En el contexto de las rápidas manipulaciones políticas, el ministro Chacón se vale de la ocasión para proclamar la necesidad de una ley de policía nacional, más que una ley nacional de policía. Y es que lo importante está en aprovechar cualquier rendija para fundar, establecer o consagrar el control deseado desde hace muchos años atrás sobre la propia sociedad: los exterminios del Guárico o Portuguesa no lo interpelan, sino sirve de justificación a la pretensión de montar un superorganismo nacional para el cual, ni siquiera, muestran alguna aptitud y el crimen de los muchachos en Caracas tristemente lo demuestra.
La gente trata de defenderse sola, en medio de un desgobierno dispuesto a perseguirla si hay alguna queja. Y para ello, el oportunismo reformista de una materia tan delicada como la penal.
III. Necesaria definición
De mil izquierdas y mil derechas pudiera hablarse, pero lo cierto es que no hay en el gobierno y en la oposición expresiones que cabal e incuestionablemente las encarnen, excepto que se diga de los “tupamaros” o de Peña Esclusa como radicales manifestaciones de una violencia inútil. Y es que sobrevivimos a un gobierno que se dice portador de un proyecto que cuida de no definir, ya herido por las consignas continuas de una dirección política que se las ingenia para mercadearse como revolucionaria.

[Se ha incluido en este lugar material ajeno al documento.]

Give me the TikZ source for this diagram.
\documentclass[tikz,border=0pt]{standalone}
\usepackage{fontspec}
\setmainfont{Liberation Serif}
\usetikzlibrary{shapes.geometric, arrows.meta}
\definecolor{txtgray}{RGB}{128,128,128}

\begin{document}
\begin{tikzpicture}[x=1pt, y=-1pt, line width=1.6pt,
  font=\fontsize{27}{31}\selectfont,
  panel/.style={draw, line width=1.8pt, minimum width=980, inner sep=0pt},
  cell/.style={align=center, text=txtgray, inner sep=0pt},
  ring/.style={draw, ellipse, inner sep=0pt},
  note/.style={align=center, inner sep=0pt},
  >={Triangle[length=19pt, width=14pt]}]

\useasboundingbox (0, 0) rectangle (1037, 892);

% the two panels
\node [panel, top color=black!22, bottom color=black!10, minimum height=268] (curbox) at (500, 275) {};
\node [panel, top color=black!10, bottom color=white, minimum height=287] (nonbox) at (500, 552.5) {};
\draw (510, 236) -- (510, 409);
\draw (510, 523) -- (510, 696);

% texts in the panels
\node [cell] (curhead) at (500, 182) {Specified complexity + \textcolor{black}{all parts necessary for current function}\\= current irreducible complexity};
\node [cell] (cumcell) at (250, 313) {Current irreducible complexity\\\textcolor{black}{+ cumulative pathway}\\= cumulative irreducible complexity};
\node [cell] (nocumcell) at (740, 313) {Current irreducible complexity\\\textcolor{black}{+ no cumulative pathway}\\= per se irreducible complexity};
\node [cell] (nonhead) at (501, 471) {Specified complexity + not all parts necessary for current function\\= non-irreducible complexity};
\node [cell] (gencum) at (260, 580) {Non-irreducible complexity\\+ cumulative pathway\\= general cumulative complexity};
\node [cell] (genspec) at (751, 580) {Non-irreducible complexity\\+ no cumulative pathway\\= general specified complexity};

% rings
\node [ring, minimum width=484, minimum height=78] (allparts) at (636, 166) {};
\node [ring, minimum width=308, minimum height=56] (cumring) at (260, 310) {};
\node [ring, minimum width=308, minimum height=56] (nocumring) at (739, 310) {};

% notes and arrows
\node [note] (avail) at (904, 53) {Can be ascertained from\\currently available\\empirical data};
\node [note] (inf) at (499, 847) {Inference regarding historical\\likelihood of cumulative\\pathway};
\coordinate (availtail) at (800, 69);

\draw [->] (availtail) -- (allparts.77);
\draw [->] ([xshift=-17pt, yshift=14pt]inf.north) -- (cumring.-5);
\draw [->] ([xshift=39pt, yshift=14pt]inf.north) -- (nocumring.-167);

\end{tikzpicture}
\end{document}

El sexenio puede caracterizarse por lo que ha hecho o deshecho, al ritmo de una improvisación constante. Insistimos, ha confiscado un lenguaje que pretende reputarlo o, mejor, un imaginario que le ha servido de combustible ante sus propias flaquezas o debilidades,
Lo importante es consignar que el gobierno no ha hecho lo que prometió estelarmente por 1998, cuando los venezolanos le dieron su oportunidad inicial. Una revisión de la campaña presidencial de entonces, nos permitirá calibrar con exactitud que problemas agigantados por el verbo candidatural siguen en pie, quizás aventajados por el discurso de confusión permanente del oficialismo; a guisa de ejemplo, cuando se dijo de prácticamente veinticuatro horas para liquidar la materia, la pobreza ascendiendo tanto como la corrupción administrativa.
Cada venezolano hará el inventario de todos los padecimientos colectivos, partiendo de su propia situación. El deterioro de la calidad de vida cuando 330 mil millones de dólares han reventado las arcas públicas en más de un quinquenio, luce como un elocuente indicador.
José Ortega y Gasset tenía sobrada razón: “Para definir una época no basta con saber lo que en ella se ha hecho; es menester además que sepamos lo que no se ha hecho” (“Obras completas”, Revista de Occidente, Madrid, 1947, tomo III, p. 207). Entonces, ¿cómo definir la era que arrancó por 1999?.